# Task details:
No pictures go into the copy. Write out exactly the lines below from the one containing "Rebuild this chart as a Python" through the one containing "plt.rcParams['font.family'] = ['Liberation".

# Data for this task:

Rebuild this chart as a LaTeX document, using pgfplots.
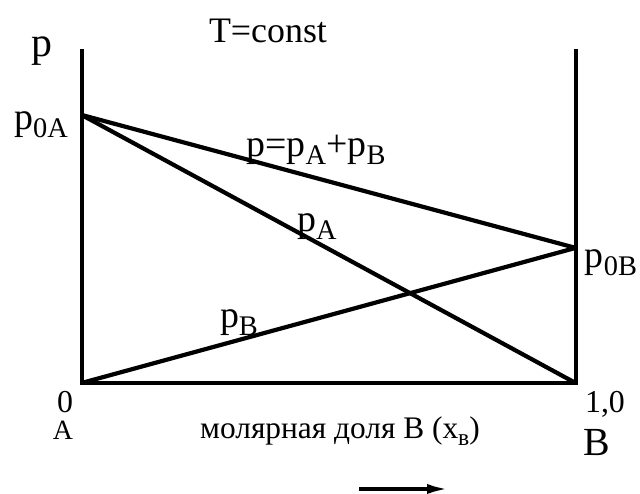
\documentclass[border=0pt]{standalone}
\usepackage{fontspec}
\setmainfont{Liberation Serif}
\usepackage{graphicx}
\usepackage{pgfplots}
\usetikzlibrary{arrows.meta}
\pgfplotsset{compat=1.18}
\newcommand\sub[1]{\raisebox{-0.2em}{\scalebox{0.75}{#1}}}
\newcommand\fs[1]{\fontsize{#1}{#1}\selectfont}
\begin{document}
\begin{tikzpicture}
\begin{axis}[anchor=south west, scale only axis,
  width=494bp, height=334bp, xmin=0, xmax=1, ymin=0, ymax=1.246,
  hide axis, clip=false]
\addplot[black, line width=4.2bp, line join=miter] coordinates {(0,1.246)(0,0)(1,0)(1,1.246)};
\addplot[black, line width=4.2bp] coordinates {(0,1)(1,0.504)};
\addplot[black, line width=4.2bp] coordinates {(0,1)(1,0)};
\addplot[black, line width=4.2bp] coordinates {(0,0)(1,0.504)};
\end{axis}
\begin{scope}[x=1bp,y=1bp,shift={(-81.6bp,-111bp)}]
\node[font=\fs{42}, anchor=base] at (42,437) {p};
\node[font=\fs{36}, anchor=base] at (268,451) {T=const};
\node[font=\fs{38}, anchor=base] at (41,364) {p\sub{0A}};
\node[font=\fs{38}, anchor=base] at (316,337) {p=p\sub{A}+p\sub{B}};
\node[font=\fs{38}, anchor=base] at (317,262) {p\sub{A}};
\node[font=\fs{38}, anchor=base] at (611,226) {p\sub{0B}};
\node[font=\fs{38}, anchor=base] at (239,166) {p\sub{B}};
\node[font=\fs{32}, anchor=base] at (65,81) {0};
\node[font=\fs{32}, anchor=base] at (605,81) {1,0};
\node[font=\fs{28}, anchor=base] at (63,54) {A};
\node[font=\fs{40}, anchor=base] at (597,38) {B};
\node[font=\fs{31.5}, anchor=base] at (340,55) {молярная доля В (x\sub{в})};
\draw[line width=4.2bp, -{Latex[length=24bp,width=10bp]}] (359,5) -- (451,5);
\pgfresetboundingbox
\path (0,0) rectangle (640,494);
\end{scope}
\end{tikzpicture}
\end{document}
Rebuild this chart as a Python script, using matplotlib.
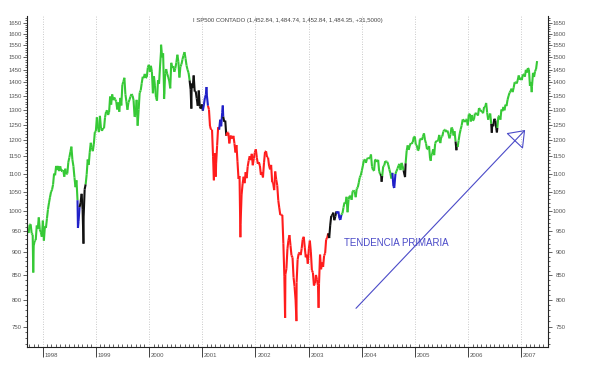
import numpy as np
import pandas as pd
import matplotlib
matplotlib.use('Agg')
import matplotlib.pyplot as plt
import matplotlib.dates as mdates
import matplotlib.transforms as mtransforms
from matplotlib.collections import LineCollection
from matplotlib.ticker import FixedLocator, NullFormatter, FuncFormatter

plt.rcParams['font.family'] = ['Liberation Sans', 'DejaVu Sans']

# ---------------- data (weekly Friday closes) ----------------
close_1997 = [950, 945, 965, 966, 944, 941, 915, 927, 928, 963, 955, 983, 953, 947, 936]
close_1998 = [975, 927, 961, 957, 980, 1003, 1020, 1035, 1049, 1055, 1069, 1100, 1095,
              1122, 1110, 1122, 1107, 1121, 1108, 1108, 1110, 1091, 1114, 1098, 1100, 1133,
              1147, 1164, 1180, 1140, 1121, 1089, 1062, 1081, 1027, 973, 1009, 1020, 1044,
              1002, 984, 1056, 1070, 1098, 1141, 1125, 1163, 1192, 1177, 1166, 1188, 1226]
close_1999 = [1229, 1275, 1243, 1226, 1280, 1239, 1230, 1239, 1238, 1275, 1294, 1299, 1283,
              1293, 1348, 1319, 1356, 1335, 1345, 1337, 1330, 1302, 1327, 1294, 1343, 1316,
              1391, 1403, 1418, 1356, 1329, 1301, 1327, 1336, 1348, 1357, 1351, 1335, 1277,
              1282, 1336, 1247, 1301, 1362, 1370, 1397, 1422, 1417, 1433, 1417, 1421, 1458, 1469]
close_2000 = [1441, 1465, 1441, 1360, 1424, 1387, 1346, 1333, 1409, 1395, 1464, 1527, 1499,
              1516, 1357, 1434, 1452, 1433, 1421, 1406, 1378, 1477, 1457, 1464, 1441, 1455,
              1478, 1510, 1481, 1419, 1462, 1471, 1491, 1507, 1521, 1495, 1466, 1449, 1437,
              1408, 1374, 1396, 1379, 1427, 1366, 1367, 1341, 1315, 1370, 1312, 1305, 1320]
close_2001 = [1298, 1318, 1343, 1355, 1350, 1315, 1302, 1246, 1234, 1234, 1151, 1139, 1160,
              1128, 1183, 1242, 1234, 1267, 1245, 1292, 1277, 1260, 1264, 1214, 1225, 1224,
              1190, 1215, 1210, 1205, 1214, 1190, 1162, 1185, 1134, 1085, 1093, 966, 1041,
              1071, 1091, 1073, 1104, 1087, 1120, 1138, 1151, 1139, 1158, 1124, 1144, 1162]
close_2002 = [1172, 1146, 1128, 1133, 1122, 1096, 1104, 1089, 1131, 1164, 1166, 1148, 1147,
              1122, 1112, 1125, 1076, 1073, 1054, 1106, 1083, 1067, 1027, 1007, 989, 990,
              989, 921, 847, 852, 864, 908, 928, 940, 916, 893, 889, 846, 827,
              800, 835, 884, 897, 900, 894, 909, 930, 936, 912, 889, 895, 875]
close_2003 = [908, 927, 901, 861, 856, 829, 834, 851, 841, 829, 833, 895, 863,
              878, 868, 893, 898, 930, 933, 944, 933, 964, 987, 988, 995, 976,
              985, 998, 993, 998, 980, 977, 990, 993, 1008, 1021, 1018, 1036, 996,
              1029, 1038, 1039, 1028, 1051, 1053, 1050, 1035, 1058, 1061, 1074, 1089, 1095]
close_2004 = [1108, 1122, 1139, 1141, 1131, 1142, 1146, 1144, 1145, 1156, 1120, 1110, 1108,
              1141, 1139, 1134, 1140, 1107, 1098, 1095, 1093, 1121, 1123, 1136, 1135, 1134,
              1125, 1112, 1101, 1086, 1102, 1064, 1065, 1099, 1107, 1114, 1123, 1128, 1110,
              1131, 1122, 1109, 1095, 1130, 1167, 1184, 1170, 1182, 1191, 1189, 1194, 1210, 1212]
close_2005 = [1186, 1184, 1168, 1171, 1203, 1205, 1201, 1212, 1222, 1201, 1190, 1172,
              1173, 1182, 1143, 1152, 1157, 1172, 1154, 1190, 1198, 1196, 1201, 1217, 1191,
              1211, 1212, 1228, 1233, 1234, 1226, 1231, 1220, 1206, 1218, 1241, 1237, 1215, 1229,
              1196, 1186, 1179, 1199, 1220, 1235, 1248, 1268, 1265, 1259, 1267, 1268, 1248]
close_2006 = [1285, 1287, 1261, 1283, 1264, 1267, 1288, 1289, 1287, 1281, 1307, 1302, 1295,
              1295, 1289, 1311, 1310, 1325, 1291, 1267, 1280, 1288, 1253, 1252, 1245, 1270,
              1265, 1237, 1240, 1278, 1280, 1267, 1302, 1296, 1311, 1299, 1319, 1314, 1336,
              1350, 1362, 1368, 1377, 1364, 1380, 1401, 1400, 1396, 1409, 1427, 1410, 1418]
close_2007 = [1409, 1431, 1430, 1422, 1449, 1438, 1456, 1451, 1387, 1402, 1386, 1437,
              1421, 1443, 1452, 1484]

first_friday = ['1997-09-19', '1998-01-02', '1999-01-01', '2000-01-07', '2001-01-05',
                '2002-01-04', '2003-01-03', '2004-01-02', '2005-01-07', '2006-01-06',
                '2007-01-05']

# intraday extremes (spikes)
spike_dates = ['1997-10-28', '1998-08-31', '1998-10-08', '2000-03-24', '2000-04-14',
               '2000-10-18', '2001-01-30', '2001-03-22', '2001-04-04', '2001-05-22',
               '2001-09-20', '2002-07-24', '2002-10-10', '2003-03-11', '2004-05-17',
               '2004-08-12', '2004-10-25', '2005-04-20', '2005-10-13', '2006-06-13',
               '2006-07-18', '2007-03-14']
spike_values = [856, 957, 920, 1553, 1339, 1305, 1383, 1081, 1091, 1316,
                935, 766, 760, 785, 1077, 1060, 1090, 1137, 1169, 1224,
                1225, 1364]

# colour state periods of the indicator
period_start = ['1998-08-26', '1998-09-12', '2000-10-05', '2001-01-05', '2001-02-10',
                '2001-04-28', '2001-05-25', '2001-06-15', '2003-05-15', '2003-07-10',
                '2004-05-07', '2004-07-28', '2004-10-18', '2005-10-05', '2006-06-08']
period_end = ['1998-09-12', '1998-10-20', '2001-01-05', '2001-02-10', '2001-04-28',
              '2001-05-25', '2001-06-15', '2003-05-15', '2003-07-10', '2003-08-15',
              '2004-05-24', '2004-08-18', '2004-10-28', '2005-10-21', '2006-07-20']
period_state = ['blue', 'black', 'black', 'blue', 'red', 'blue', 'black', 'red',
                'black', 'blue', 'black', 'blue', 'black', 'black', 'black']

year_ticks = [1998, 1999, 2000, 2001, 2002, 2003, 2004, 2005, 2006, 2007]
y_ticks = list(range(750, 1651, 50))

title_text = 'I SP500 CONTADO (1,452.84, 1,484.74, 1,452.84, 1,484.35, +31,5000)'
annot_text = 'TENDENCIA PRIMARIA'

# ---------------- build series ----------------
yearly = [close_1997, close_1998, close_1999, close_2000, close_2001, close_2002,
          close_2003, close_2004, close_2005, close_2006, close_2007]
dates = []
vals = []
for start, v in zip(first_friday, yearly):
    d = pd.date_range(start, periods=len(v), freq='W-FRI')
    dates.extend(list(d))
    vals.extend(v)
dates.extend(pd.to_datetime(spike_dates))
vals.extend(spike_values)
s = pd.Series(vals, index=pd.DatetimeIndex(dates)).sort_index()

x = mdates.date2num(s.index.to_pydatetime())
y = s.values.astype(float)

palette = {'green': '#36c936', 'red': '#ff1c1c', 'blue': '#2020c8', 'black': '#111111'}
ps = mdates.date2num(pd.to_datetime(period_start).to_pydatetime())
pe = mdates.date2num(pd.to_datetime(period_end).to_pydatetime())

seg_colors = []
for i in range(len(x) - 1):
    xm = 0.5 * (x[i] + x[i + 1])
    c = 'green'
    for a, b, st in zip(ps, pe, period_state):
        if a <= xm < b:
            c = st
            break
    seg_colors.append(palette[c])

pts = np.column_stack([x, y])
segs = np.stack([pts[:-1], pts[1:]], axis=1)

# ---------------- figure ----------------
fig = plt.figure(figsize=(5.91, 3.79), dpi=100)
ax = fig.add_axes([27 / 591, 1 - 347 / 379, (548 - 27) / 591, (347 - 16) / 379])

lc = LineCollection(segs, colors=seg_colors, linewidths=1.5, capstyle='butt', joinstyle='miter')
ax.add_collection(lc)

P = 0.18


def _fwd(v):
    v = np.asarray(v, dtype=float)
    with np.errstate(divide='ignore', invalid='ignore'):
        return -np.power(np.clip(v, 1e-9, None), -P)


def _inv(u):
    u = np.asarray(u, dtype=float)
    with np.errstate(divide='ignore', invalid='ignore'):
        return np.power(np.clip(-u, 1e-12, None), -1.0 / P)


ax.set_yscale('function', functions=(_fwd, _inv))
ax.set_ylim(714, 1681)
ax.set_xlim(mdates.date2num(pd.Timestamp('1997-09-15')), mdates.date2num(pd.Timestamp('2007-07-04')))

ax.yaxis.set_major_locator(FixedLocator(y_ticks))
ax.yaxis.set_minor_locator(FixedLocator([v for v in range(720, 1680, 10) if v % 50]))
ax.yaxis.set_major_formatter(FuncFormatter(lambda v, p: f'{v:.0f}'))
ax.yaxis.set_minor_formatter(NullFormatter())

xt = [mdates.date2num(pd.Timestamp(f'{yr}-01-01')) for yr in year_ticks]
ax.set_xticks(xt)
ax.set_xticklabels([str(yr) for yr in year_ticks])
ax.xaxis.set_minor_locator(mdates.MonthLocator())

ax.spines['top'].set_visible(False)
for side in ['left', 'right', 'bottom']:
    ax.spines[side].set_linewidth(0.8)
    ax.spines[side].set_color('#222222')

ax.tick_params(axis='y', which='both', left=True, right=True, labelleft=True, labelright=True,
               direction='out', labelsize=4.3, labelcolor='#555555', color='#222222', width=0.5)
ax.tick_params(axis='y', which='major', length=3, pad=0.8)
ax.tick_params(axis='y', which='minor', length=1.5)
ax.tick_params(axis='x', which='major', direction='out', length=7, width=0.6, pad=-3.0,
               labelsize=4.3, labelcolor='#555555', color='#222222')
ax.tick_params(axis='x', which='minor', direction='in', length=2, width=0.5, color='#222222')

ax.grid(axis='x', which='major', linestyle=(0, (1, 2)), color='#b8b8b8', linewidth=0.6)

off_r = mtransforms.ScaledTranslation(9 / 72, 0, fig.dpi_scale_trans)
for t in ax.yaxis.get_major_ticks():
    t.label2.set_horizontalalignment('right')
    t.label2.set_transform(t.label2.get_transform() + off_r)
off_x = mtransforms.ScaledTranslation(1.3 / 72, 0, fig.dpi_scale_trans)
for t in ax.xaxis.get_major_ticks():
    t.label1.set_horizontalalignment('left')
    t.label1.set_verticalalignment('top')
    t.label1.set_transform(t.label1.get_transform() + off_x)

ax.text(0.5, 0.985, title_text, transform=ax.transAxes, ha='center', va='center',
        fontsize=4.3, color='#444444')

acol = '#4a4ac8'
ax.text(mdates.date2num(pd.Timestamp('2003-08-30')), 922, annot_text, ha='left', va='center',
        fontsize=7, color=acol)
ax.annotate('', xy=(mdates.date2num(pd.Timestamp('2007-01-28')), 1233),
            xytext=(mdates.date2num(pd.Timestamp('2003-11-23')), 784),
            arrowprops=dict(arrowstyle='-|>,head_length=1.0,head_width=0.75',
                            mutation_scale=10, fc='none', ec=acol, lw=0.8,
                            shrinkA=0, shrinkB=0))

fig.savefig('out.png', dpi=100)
---
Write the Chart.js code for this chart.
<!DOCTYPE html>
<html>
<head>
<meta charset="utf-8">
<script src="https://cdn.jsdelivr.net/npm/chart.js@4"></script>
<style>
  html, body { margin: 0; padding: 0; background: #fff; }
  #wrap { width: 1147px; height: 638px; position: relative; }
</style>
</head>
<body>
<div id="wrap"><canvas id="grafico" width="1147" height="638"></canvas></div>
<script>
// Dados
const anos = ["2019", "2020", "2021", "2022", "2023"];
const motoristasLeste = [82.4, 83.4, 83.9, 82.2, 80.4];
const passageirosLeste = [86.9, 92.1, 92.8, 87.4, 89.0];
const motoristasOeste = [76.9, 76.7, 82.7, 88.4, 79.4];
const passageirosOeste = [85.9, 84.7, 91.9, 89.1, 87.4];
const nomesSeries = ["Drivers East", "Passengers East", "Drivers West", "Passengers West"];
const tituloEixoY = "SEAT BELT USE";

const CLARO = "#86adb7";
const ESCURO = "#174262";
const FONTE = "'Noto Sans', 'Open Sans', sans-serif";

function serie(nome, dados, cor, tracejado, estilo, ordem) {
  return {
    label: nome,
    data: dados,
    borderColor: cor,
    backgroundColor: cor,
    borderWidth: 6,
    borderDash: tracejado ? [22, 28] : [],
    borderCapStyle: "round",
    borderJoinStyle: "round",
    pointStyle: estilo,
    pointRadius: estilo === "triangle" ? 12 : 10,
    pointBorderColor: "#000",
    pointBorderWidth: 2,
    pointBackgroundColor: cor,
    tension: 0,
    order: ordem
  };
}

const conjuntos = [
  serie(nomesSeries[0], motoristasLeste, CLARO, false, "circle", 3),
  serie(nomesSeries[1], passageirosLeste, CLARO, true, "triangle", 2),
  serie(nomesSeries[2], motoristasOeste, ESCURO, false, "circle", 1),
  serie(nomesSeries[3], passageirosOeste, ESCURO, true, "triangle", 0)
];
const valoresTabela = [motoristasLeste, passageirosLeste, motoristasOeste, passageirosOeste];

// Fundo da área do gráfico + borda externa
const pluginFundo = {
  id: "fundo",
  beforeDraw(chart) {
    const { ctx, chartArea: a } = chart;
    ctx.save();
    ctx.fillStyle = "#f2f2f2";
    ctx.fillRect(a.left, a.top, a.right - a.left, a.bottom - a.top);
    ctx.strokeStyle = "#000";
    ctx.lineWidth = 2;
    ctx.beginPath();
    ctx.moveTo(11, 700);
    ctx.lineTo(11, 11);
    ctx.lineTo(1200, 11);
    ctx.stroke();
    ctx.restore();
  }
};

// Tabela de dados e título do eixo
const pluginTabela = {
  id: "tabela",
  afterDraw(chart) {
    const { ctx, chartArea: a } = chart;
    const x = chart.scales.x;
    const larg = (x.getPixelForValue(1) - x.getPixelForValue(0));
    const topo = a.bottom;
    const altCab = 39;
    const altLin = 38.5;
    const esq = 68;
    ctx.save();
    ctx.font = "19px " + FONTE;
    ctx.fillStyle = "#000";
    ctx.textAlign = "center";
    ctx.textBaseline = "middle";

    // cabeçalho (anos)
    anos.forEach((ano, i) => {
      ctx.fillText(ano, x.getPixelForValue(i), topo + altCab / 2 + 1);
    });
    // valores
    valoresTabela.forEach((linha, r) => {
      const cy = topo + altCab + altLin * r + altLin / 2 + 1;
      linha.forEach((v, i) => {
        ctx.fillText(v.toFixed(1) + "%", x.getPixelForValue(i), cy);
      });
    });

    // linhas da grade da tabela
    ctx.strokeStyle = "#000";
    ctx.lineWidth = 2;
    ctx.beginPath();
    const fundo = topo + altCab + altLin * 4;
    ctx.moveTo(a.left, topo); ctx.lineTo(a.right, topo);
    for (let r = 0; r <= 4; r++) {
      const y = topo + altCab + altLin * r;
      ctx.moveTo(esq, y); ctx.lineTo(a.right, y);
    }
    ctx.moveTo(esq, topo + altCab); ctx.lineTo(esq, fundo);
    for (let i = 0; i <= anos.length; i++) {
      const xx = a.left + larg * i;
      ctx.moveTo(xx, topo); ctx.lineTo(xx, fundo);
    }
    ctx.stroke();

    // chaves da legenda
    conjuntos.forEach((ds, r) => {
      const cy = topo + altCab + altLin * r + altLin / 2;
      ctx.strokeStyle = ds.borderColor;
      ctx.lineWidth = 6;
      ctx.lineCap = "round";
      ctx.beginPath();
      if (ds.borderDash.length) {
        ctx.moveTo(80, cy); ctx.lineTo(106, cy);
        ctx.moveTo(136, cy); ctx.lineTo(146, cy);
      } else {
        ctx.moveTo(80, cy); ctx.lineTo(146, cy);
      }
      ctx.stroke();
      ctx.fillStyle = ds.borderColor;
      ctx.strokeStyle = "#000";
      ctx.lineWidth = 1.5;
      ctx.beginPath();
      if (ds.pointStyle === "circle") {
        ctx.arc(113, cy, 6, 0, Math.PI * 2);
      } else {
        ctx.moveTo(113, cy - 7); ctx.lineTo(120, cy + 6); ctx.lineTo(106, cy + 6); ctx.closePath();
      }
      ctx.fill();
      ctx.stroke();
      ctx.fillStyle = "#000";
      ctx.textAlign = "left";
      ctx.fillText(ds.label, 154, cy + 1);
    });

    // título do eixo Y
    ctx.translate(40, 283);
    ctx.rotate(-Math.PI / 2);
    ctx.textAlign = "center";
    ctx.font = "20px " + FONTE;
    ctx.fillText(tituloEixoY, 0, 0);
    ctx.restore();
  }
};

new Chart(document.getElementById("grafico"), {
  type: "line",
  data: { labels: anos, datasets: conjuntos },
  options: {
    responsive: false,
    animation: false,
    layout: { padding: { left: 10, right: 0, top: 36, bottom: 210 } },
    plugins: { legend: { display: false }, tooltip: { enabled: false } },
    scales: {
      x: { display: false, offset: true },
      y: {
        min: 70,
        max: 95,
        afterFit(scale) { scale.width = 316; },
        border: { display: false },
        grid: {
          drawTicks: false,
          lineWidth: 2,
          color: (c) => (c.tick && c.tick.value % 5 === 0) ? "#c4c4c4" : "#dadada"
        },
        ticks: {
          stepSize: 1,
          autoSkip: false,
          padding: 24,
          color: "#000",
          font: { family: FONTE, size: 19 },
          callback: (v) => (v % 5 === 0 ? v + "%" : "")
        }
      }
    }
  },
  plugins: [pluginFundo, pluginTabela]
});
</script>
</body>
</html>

# Solution to this problem:
Rebuild this chart as a Python script, using matplotlib.
import numpy as np
import pandas as pd
import matplotlib
matplotlib.use('Agg')
import matplotlib.pyplot as plt
import matplotlib.dates as mdates
import matplotlib.transforms as mtransforms
from matplotlib.collections import LineCollection
from matplotlib.ticker import FixedLocator, NullFormatter, FuncFormatter

plt.rcParams['font.family'] = ['Liberation Sans', 'DejaVu Sans']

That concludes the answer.